Touch-screen devices and more recent multi-touch-screen devices, such as the iPad available from Apple Computer and many other types of tablets, netbooks, and other computers available from many manufacturers, have become increasingly popular. Input techniques for touch-screen devices often use dual-touch (e.g., simultaneously registering a user's two finger tips touching the screen) or multi-touch (e.g., simultaneously registering two, three, or more touches on the touch screen). The term multi-touch may be understood to include dual-touch.
A Touch Gesture Reference Guide by C. Villamor et al., available at www.lukew.com, describes gestures used for most touch commands. The guide includes information on using gestures to support user actions, visual representations of gestures, and outlines of how popular software platforms support touch gestures.
U.S. Pat. No. 7,339,580 to Westerman et al. states that it discloses apparatuses and methods for simultaneously tracking multiple finger and palm contacts as hands approach, touch, and slide across a proximity-sensing, compliant, and flexible multi-touch surface that consists of compressible cushion dielectric, electrode, and circuitry layers.
U.S. Pat. No. 7,728,823 to Lyon et al. states that it describes an input device and system that acquires raw track pad sensor data that is transmitted to a computer that analyzes it.
Various uses of multi-touch are known. For example, as depicted in FIG. 1A, touching an object or icon 100 on a touch-screen display 110 with the tips of two fingers 120, 122 and rotating the finger-tips while continuing to touch the display 110 corresponds to or causes the touched object 100 to rotate accordingly, e.g., by one-quarter turn as shown. For another example, as depicted in FIG. 1B, touching the display 110 with the tips of four fingers and swiping or sliding the finger-tips while continuing to touch the display 110 corresponds to or causes hiding all open windows 130, 140, 150 on the screen 110, leaving a blank screen or desktop as shown.

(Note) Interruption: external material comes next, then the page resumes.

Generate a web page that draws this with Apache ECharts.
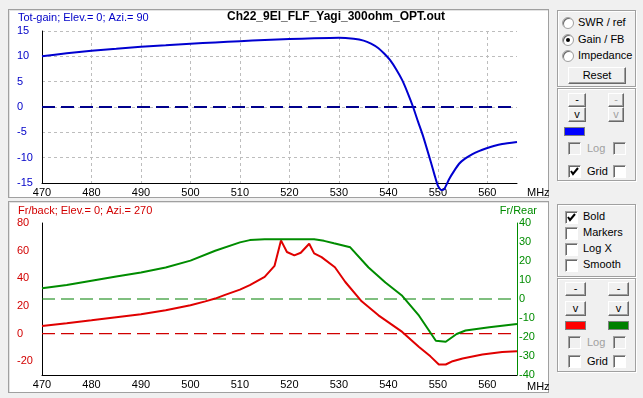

Another type of touch command relates to duplicating or copying an object that is displayed on the touch screen. A typical technique of duplicating an object on a touch display is depicted in FIGS. 2A, 2B, and 2C.
In FIG. 2A, a user presses for a period of time longer than normal on an object 200 by touching and pressing with the tip of one finger 210. In response to the long-press, and shown in FIG. 2B, a context menu 220 is displayed. From the context menu, a user may select the object, cut the object (e.g., delete and copy), or copy the object. When a user chooses the copy option, e.g., by tapping with a fingertip, a duplicate 202 of the object 200 is created.
However, such methods may be cumbersome for users seeking to copy objects via a touch screen display. It will be appreciated that new and improved techniques of user control of touch screen displays are continuously sought after.